**Given information**
• • • • •
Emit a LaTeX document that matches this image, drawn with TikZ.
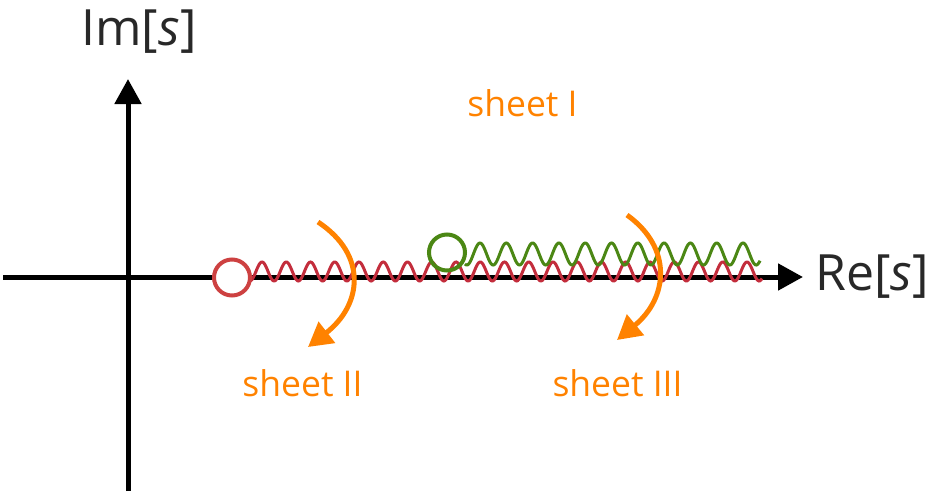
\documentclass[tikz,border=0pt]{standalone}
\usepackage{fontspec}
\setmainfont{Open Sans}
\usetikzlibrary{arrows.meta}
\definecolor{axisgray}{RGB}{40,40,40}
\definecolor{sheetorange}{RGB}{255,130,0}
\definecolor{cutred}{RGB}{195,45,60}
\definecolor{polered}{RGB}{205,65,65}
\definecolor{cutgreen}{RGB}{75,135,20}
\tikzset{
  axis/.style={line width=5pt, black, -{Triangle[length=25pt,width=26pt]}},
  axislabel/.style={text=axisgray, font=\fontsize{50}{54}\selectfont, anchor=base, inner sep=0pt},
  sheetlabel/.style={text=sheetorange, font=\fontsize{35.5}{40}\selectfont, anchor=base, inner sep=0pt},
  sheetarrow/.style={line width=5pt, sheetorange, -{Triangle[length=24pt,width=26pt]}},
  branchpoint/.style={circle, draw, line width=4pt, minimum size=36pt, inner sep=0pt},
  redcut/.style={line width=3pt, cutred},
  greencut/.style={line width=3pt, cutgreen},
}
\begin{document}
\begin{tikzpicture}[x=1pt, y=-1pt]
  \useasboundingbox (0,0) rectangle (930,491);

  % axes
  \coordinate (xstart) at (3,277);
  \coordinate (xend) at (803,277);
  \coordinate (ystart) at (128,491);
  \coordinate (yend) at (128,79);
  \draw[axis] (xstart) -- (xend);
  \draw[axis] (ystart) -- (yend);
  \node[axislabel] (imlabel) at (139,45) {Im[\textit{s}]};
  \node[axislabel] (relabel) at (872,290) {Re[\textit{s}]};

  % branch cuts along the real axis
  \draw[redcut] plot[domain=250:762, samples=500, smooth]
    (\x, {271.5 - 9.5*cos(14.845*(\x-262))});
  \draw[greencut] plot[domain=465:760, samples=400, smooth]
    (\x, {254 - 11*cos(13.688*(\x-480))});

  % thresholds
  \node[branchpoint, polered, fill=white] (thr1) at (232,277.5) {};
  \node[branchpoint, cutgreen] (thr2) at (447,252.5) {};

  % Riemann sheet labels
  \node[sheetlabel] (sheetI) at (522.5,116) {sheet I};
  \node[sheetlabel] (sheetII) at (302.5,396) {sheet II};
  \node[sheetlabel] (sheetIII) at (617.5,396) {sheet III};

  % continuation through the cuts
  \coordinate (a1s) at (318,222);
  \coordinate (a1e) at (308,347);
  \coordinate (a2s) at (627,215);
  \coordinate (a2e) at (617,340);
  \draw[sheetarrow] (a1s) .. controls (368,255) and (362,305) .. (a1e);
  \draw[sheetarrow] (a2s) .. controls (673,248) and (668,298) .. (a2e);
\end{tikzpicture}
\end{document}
• • • • •
Transcribe the full listing above exactly as it stands, minus the pictures.

**Task output**
Emit a LaTeX document that matches this image, drawn with TikZ.
\documentclass[tikz,border=0pt]{standalone}
\usepackage{fontspec}
\setmainfont{Open Sans}
\usetikzlibrary{arrows.meta}
\definecolor{axisgray}{RGB}{40,40,40}
\definecolor{sheetorange}{RGB}{255,130,0}
\definecolor{cutred}{RGB}{195,45,60}
\definecolor{polered}{RGB}{205,65,65}
\definecolor{cutgreen}{RGB}{75,135,20}
\tikzset{
  axis/.style={line width=5pt, black, -{Triangle[length=25pt,width=26pt]}},
  axislabel/.style={text=axisgray, font=\fontsize{50}{54}\selectfont, anchor=base, inner sep=0pt},
  sheetlabel/.style={text=sheetorange, font=\fontsize{35.5}{40}\selectfont, anchor=base, inner sep=0pt},
  sheetarrow/.style={line width=5pt, sheetorange, -{Triangle[length=24pt,width=26pt]}},
  branchpoint/.style={circle, draw, line width=4pt, minimum size=36pt, inner sep=0pt},
  redcut/.style={line width=3pt, cutred},
  greencut/.style={line width=3pt, cutgreen},
}
\begin{document}
\begin{tikzpicture}[x=1pt, y=-1pt]
  \useasboundingbox (0,0) rectangle (930,491);

  % axes
  \coordinate (xstart) at (3,277);
  \coordinate (xend) at (803,277);
  \coordinate (ystart) at (128,491);
  \coordinate (yend) at (128,79);
  \draw[axis] (xstart) -- (xend);
  \draw[axis] (ystart) -- (yend);
  \node[axislabel] (imlabel) at (139,45) {Im[\textit{s}]};
  \node[axislabel] (relabel) at (872,290) {Re[\textit{s}]};

  % branch cuts along the real axis
  \draw[redcut] plot[domain=250:762, samples=500, smooth]
    (\x, {271.5 - 9.5*cos(14.845*(\x-262))});
  \draw[greencut] plot[domain=465:760, samples=400, smooth]
    (\x, {254 - 11*cos(13.688*(\x-480))});

  % thresholds
  \node[branchpoint, polered, fill=white] (thr1) at (232,277.5) {};
  \node[branchpoint, cutgreen] (thr2) at (447,252.5) {};

  % Riemann sheet labels
  \node[sheetlabel] (sheetI) at (522.5,116) {sheet I};
  \node[sheetlabel] (sheetII) at (302.5,396) {sheet II};
  \node[sheetlabel] (sheetIII) at (617.5,396) {sheet III};

  % continuation through the cuts
  \coordinate (a1s) at (318,222);
  \coordinate (a1e) at (308,347);
  \coordinate (a2s) at (627,215);
  \coordinate (a2e) at (617,340);
  \draw[sheetarrow] (a1s) .. controls (368,255) and (362,305) .. (a1e);
  \draw[sheetarrow] (a2s) .. controls (673,248) and (668,298) .. (a2e);
\end{tikzpicture}
\end{document}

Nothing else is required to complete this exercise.